◆ GIVEN TASK
Output the first line of the listing and each line after it, up to and including the line that contains "1.3e-5, 3.2e-6, 7.6e-7]", exactly as written, minus the pictures.
━━━━━━━━━━━━━━━━━━━━
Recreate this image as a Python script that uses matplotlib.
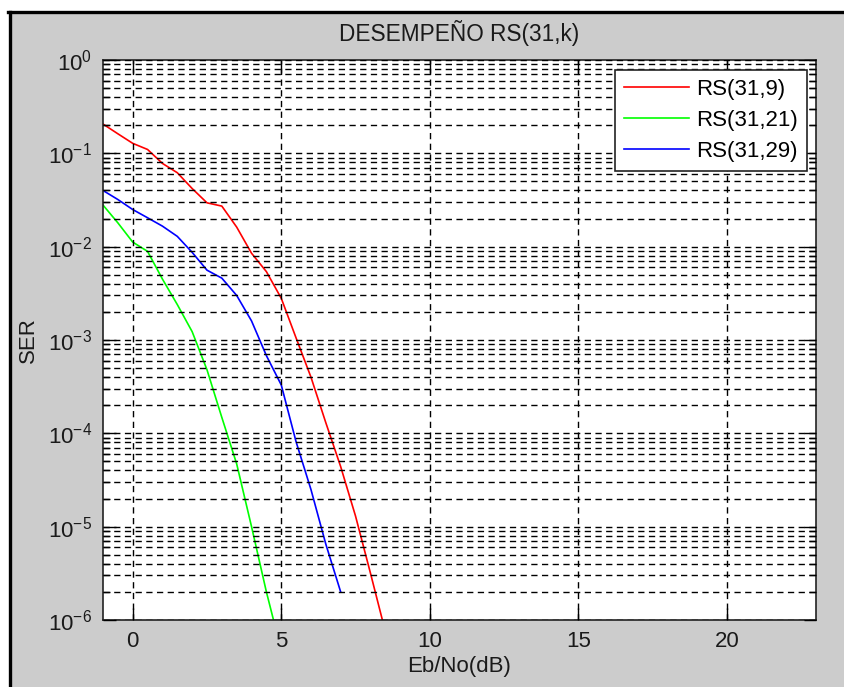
import numpy as np
import matplotlib
matplotlib.use('Agg')
import matplotlib.pyplot as plt
import matplotlib.ticker as ticker
from matplotlib.patches import Rectangle
from matplotlib.lines import Line2D

plt.rcParams['font.family'] = ['Liberation Sans', 'DejaVu Sans']

# Eb/No (dB) and SER
ebno_9 = [-1, -0.5, 0, 0.5, 1, 1.5, 2, 2.5, 3, 3.5, 4, 4.5, 5, 5.5, 6, 6.5, 7, 7.5, 8, 8.5]
ser_9 = [0.206, 0.162, 0.128, 0.11, 0.078, 0.062, 0.042, 0.0295, 0.0272, 0.0162, 0.0085,
         0.0054, 0.0028, 1.05e-3, 4.0e-4, 1.3e-4, 4.4e-5, 1.3e-5, 3.2e-6, 7.6e-7]

ebno_21 = [-1, -0.5, 0, 0.5, 1, 1.5, 2, 2.5, 3, 3.5, 4, 4.5, 5]
ser_21 = [0.0279, 0.018, 0.0112, 0.0089, 0.0045, 0.0024, 0.00123, 4.8e-4, 1.48e-4,
          4.7e-5, 1.0e-5, 2.0e-6, 4.7e-7]

ebno_29 = [-1, -0.5, 0, 0.5, 1, 1.5, 2, 2.5, 3, 3.5, 4, 4.5, 5, 5.5, 6, 6.5, 7]
ser_29 = [0.040, 0.032, 0.025, 0.0204, 0.0166, 0.0129, 0.0087, 0.0056, 0.0046, 0.0030,
          0.0016, 6.8e-4, 3.3e-4, 8.1e-5, 2.5e-5, 6.5e-6, 2.0e-6]

labels = ['RS(31,9)', 'RS(31,21)', 'RS(31,29)']
colors = ['#ff0000', '#00ff00', '#0000ff']
xticks = [0, 5, 10, 15, 20]
yticks = [1e-6, 1e-5, 1e-4, 1e-3, 1e-2, 1e-1, 1e0]

W, H = 844, 687
fig = plt.figure(figsize=(W / 100, H / 100), dpi=100)
fig.patch.set_facecolor('white')

# gray MATLAB figure area with black frame on left and top
fig.patches.append(Rectangle((10 / W, -0.01), 1.1, 1 - 12 / H + 0.01, transform=fig.transFigure,
                             facecolor='#cccccc', edgecolor='none', zorder=-10))
fig.lines.append(Line2D([9.5 / W, 9.5 / W], [0, 1 - 12 / H], transform=fig.transFigure,
                        color='black', lw=2.4))
fig.lines.append(Line2D([8 / W, 1], [1 - 12 / H, 1 - 12 / H], transform=fig.transFigure,
                        color='black', lw=2.4))

ax = fig.add_axes([103 / W, 1 - 620 / H, 713 / W, 560 / H])
ax.set_facecolor('white')

ax.semilogy(ebno_9, ser_9, color=colors[0], lw=1.2, label=labels[0])
ax.semilogy(ebno_21, ser_21, color=colors[1], lw=1.2, label=labels[1])
ax.semilogy(ebno_29, ser_29, color=colors[2], lw=1.2, label=labels[2])

ax.set_xlim(-1, 23)
ax.set_ylim(1e-6, 1)
ax.set_xticks(xticks)
ax.xaxis.set_minor_locator(ticker.NullLocator())
ax.yaxis.set_major_locator(ticker.FixedLocator(yticks))
ax.yaxis.set_major_formatter(ticker.LogFormatterSciNotation())
ax.yaxis.set_minor_locator(ticker.LogLocator(base=10, subs=np.arange(2, 10), numticks=20))
ax.yaxis.set_minor_formatter(ticker.NullFormatter())

grid_kw = dict(color='black', lw=1.0, linestyle=(0, (4.5, 3.2)))
ax.grid(True, which='major', axis='both', **grid_kw)
ax.grid(True, which='minor', axis='y', **grid_kw)
ax.set_axisbelow(False)

ax.tick_params(which='both', direction='in', top=True, right=True, color='black',
               labelsize=16, labelcolor='#1a1a1a')
ax.tick_params(which='major', length=9, width=1, pad=8)
ax.tick_params(which='minor', length=5, width=1)
for s in ax.spines.values():
    s.set_linewidth(1.2)
    s.set_color('#222222')

ax.set_title('DESEMPEÑO RS(31,k)', fontsize=16.3, pad=14, color='#1a1a1a')
ax.set_xlabel('Eb/No(dB)', fontsize=16, labelpad=3, color='#1a1a1a')
ax.set_ylabel('SER', fontsize=16, labelpad=6, color='#1a1a1a')

leg = ax.legend(loc='upper right', bbox_to_anchor=(1 - 9 / 713, 1 - 10 / 560),
                borderaxespad=0, fontsize=16, fancybox=False, framealpha=1,
                edgecolor='#222222', handlelength=2.9, handletextpad=0.35,
                labelspacing=0.45, borderpad=0.4)
leg.get_frame().set_linewidth(1.2)

fig.savefig('out.png', dpi=100, facecolor=fig.get_facecolor())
━━━━━━━━━━━━━━━━━━━━
◆ COMPLETED TASK
Recreate this image as a Python script that uses matplotlib.
import numpy as np
import matplotlib
matplotlib.use('Agg')
import matplotlib.pyplot as plt
import matplotlib.ticker as ticker
from matplotlib.patches import Rectangle
from matplotlib.lines import Line2D

plt.rcParams['font.family'] = ['Liberation Sans', 'DejaVu Sans']

# Eb/No (dB) and SER
ebno_9 = [-1, -0.5, 0, 0.5, 1, 1.5, 2, 2.5, 3, 3.5, 4, 4.5, 5, 5.5, 6, 6.5, 7, 7.5, 8, 8.5]
ser_9 = [0.206, 0.162, 0.128, 0.11, 0.078, 0.062, 0.042, 0.0295, 0.0272, 0.0162, 0.0085,
         0.0054, 0.0028, 1.05e-3, 4.0e-4, 1.3e-4, 4.4e-5, 1.3e-5, 3.2e-6, 7.6e-7]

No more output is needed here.